Day 10

Ruins of the Lehigh Tannery

April 5th, 2010

From the park information plaque:

Hemlock bark provided the tannic acid used to cure as many as 50,000 hides a year, making this the second largest tannery in America during this era. The river and the forest paid an enormous price for the Tannery's good fortune. Wastes dumped into the river turned it black. Logging created a landscape littered with the debris of abandoned trees cut only for their bark. In 1875, an uncontrollable fire ignited and swept across the forest floor, engulfing and forever destroying the tannery.
On a lighter note, I just met some college kids out on a photojournalism assignment.
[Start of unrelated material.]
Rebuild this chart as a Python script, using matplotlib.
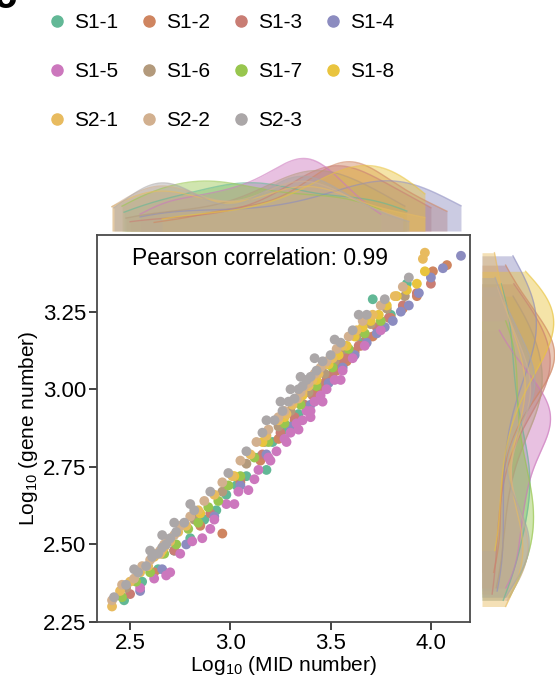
import numpy as np
import matplotlib
matplotlib.use("Agg")
import matplotlib.pyplot as plt
from matplotlib.lines import Line2D

plt.rcParams['font.family'] = ['Liberation Sans', 'DejaVu Sans']

# samples and colours
samples = ['S1-1', 'S1-2', 'S1-3', 'S1-4', 'S1-5', 'S1-6', 'S1-7', 'S1-8',
           'S2-1', 'S2-2', 'S2-3']
colors = ['#62b896', '#cf8560', '#c97d74', '#8c8cc0', '#cc77bd', '#b39a7c',
          '#98c64e', '#e9c43e', '#e8bb5f', '#d2b08f', '#aba7a8']

# log10 MID number (x) and log10 gene number (y)
s1_1_x = [2.47, 2.56, 2.64, 2.72, 2.80, 2.87, 2.93, 2.98, 3.03, 3.08, 3.14,
          3.18, 3.21, 3.27, 3.34, 3.42, 3.50, 3.58, 3.66, 3.71, 3.80, 3.88]
s1_1_y = [2.32, 2.38, 2.42, 2.48, 2.52, 2.58, 2.61, 2.66, 2.69, 2.72, 2.78,
          2.74, 2.83, 2.87, 2.92, 2.99, 3.04, 3.11, 3.15, 3.29, 3.24, 3.34]

s1_2_x = [2.62, 2.85, 2.96, 3.05, 3.15, 3.24, 3.32, 3.38, 3.43, 3.47, 3.50, 3.53, 3.56,
          3.58, 3.60, 3.62, 3.65, 3.68, 3.71, 3.75, 3.80, 3.86, 3.93, 4.01, 4.08]
s1_2_y = [2.41, 2.56, 2.535, 2.70, 2.77, 2.84, 2.90, 2.94, 2.99, 3.02, 3.03, 3.06, 3.08,
          3.09, 3.11, 3.12, 3.14, 3.16, 3.17, 3.20, 3.23, 3.26, 3.30, 3.38, 3.40]

s1_3_x = [2.50, 2.72, 2.90, 3.05, 3.16, 3.25, 3.32, 3.37, 3.41, 3.45, 3.48,
          3.51, 3.54, 3.57, 3.60, 3.64, 3.68, 3.73, 3.79, 3.86, 3.93, 4.00]
s1_3_y = [2.34, 2.48, 2.60, 2.71, 2.79, 2.86, 2.91, 2.95, 2.98, 3.01, 3.03,
          3.05, 3.08, 3.10, 3.12, 3.14, 3.17, 3.20, 3.23, 3.27, 3.31, 3.34]

s1_4_x = [2.55, 2.66, 2.78, 2.92, 3.05, 3.18, 3.30, 3.40, 3.49, 3.56, 3.62,
          3.68, 3.73, 3.77, 3.81, 3.85, 3.89, 3.94, 4.00, 4.06, 4.15]
s1_4_y = [2.35, 2.42, 2.50, 2.59, 2.69, 2.79, 2.88, 2.95, 3.02, 3.07, 3.11,
          3.15, 3.18, 3.20, 3.22, 3.25, 3.27, 3.31, 3.36, 3.39, 3.43]

s1_5_x = [2.55, 2.62, 2.68, 2.75, 2.81, 2.86, 2.92, 2.98, 3.04, 3.09, 3.14, 3.19, 3.23,
          3.27, 3.30, 3.33, 3.36, 3.38, 3.40, 3.42, 3.45, 3.48, 3.52, 3.56, 3.61, 3.67, 3.75,
          2.70, 2.90, 3.02, 3.12, 3.20, 3.28, 3.34, 3.40, 3.46, 3.55]
s1_5_y = [2.36, 2.39, 2.40, 2.47, 2.51, 2.52, 2.58, 2.63, 2.67, 2.675, 2.74, 2.78, 2.80,
          2.84, 2.86, 2.89, 2.90, 2.93, 2.93, 2.96, 2.98, 3.00, 3.03, 3.06, 3.10, 3.14, 3.19,
          2.41, 2.55, 2.63, 2.71, 2.77, 2.83, 2.87, 2.91, 2.96, 3.03]

s1_6_x = [2.48, 2.66, 2.82, 2.96, 3.08, 3.17, 3.24, 3.30, 3.35,
          3.39, 3.43, 3.47, 3.52, 3.57, 3.63, 3.70, 3.78, 3.87]
s1_6_y = [2.36, 2.47, 2.58, 2.67, 2.76, 2.83, 2.88, 2.93, 2.96,
          2.99, 3.02, 3.05, 3.09, 3.13, 3.17, 3.21, 3.26, 3.30]

s1_7_x = [2.46, 2.53, 2.60, 2.67, 2.73, 2.79, 2.84, 2.89, 2.94, 2.99, 3.05,
          3.12, 3.19, 3.27, 3.35, 3.43, 3.51, 3.59, 3.67, 3.75]
s1_7_y = [2.33, 2.38, 2.41, 2.47, 2.50, 2.55, 2.57, 2.62, 2.64, 2.69, 2.72,
          2.78, 2.83, 2.89, 2.95, 3.01, 3.07, 3.13, 3.18, 3.22]

s1_8_x = [2.66, 2.85, 3.02, 3.16, 3.27, 3.36, 3.43, 3.49, 3.54, 3.58,
          3.62, 3.66, 3.70, 3.74, 3.78, 3.83, 3.88, 3.93, 3.97]
s1_8_y = [2.48, 2.60, 2.72, 2.83, 2.91, 2.98, 3.03, 3.08, 3.11, 3.14,
          3.17, 3.20, 3.22, 3.24, 3.27, 3.30, 3.32, 3.34, 3.38]

s2_1_x = [2.41, 2.45, 2.50, 2.55, 2.59, 2.62, 2.65, 2.67, 2.70, 2.74, 2.78, 2.84, 2.92,
          3.01, 3.10, 3.18, 3.24, 3.28, 3.31, 3.34, 3.36, 3.39, 3.41, 3.44, 3.47, 3.51,
          3.56, 3.63, 3.71, 3.82, 3.96, 3.97]
s2_1_y = [2.30, 2.35, 2.38, 2.41, 2.43, 2.46, 2.47, 2.49, 2.51, 2.54, 2.56, 2.61, 2.66,
          2.72, 2.79, 2.85, 2.90, 2.92, 2.95, 2.97, 2.99, 3.01, 3.03, 3.05, 3.08, 3.10,
          3.14, 3.19, 3.24, 3.30, 3.42, 3.44]

s2_2_x = [2.41, 2.46, 2.52, 2.56, 2.60, 2.63, 2.65, 2.67, 2.69, 2.72, 2.75, 2.80, 2.87,
          2.96, 3.05, 3.13, 3.19, 3.24, 3.27, 3.30, 3.33, 3.35, 3.37, 3.39, 3.42, 3.45,
          3.48, 3.53, 3.59, 3.66, 3.75, 3.86]
s2_2_y = [2.32, 2.37, 2.39, 2.43, 2.45, 2.47, 2.48, 2.50, 2.51, 2.53, 2.56, 2.59, 2.64,
          2.70, 2.77, 2.83, 2.87, 2.91, 2.93, 2.96, 2.97, 2.99, 3.01, 3.02, 3.05, 3.07,
          3.09, 3.13, 3.17, 3.22, 3.27, 3.33]

s2_3_x = [2.42, 2.48, 2.54, 2.58, 2.61, 2.64, 2.66, 2.68, 2.70, 2.73, 2.77, 2.82, 2.90,
          2.99, 3.08, 3.16, 3.22, 3.26, 3.29, 3.32, 3.34, 3.36, 3.38, 3.40, 3.43, 3.46,
          3.50, 3.55, 3.61, 3.68, 3.77, 3.89,
          2.52, 2.60, 2.66, 2.72, 2.80, 3.18, 3.25, 3.30, 3.35, 3.42, 3.52, 3.64]
s2_3_y = [2.33, 2.37, 2.41, 2.43, 2.46, 2.47, 2.49, 2.50, 2.52, 2.54, 2.57, 2.61, 2.67,
          2.73, 2.80, 2.86, 2.90, 2.93, 2.96, 2.97, 3.00, 3.01, 3.03, 3.04, 3.06, 3.09,
          3.11, 3.15, 3.19, 3.24, 3.29, 3.36,
          2.42, 2.48, 2.53, 2.57, 2.63, 2.90, 2.96, 3.00, 3.04, 3.10, 3.16, 3.24]

xs = [s1_1_x, s1_2_x, s1_3_x, s1_4_x, s1_5_x, s1_6_x, s1_7_x, s1_8_x, s2_1_x, s2_2_x, s2_3_x]
ys = [s1_1_y, s1_2_y, s1_3_y, s1_4_y, s1_5_y, s1_6_y, s1_7_y, s1_8_y, s2_1_y, s2_2_y, s2_3_y]

pearson_r = 0.99


def kde(vals, grid, adjust=0.8):
    vals = np.asarray(vals)
    bw = vals.std(ddof=1) * len(vals) ** (-0.2) * adjust
    d = (grid[:, None] - vals[None, :]) / bw
    return np.exp(-0.5 * d ** 2).sum(1) / (len(vals) * bw * np.sqrt(2 * np.pi))


fig = plt.figure(figsize=(5.55, 6.84), dpi=100)
W, H = 555, 684
ax = fig.add_axes([97 / W, 1 - 622 / H, 373 / W, 387 / H])
ax_top = fig.add_axes([97 / W, 1 - 231 / H, 373 / W, 74 / H], sharex=ax)
ax_right = fig.add_axes([482 / W, 1 - 622 / H, 74 / W, 387 / H], sharey=ax)

for x, y, c in zip(xs, ys, colors):
    ax.scatter(x, y, s=50, color=c, edgecolors='none', zorder=3)

top_max, right_max = 0, 0
for x, y, c in zip(xs, ys, colors):
    gx = np.linspace(min(x), max(x), 200)
    dx = kde(x, gx)
    ax_top.fill_between(gx, 0, dx, color=c, alpha=0.45, lw=0)
    ax_top.plot(gx, dx, color=c, alpha=0.6, lw=1)
    gy = np.linspace(min(y), max(y), 200)
    dy = kde(y, gy)
    ax_right.fill_betweenx(gy, 0, dy, color=c, alpha=0.45, lw=0)
    ax_right.plot(dy, gy, color=c, alpha=0.6, lw=1)
    top_max = max(top_max, dx.max())
    right_max = max(right_max, dy.max())

ax_top.set_ylim(0, top_max * 1.02)
ax_right.set_xlim(0, right_max * 1.02)
for a in (ax_top, ax_right):
    for sp in a.spines.values():
        sp.set_visible(False)
    a.tick_params(left=False, bottom=False, labelleft=False, labelbottom=False)

ax.set_xlim(2.335, 4.195)
ax.set_ylim(2.25, 3.497)
ax.set_xticks([2.5, 3.0, 3.5, 4.0])
ax.set_yticks([2.25, 2.50, 2.75, 3.00, 3.25])
ax.set_yticklabels(['2.25', '2.50', '2.75', '3.00', '3.25'])
for sp in ax.spines.values():
    sp.set_color('#4a4a4a')
    sp.set_linewidth(1.3)
ax.tick_params(direction='out', length=6, width=1.3, color='#333333',
               labelsize=16, pad=2)

ax.set_xlabel('Log$_{\\mathregular{10}}$ (MID number)', fontsize=15, labelpad=0)
ax.set_ylabel('Log$_{\\mathregular{10}}$ (gene number)', fontsize=15, labelpad=2)
ax.text(0.437, 0.938, 'Pearson correlation: %.2f' % pearson_r, transform=ax.transAxes,
        ha='center', va='center', fontsize=16.5)

# legend filled column by column, so order entries to read row by row
order = [0, 4, 8, 1, 5, 9, 2, 6, 10, 3, 7]
handles = [Line2D([], [], marker='o', ls='', color=colors[i], markersize=8) for i in order]
labels = [samples[i] for i in order]
fig.legend(handles, labels, loc='upper left', bbox_to_anchor=(40 / W, 1 - 5 / H),
           ncol=4, frameon=False, fontsize=15, handlelength=0.8, handletextpad=0.45,
           columnspacing=1.05, labelspacing=1.44, borderaxespad=0)

fig.text(-0.012, 1.005, 'c', fontsize=30, fontweight='bold', ha='left', va='center')

fig.savefig('out.png', dpi=100)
They were excited by the encounter, but they did have one regret: "Man, I wish we had some weed to share with this guy."


  1. Mom says:

    Here’s a connection between tanneries in this part of Pennsylvania and Morganton, NC (Matt’s mom’s hometown). Around the turn of the 20th century, members of the Pennsylvania Kistler and Lesh families established the Burke Tannery in Morganton, in western North Carolina. The trees in Pennsylvania had been over-timbered, and the NC mountains offered rich forests. The Burke Tannery operated from 1902 – 1921 and was the largest tannery in the South. The Kistler and Lesh families married into old Burke families, including some of our kin. You can always count on a southern mother to tell you these things.

  2. UncleAlan says:

    If tannic acid was the cure, what was the disease?

  3. Jonathan says:

    Dear Uncle Alan,


  4. Zach says:

    This comments page has a dynamic similar to that of a Green family Passover Seder.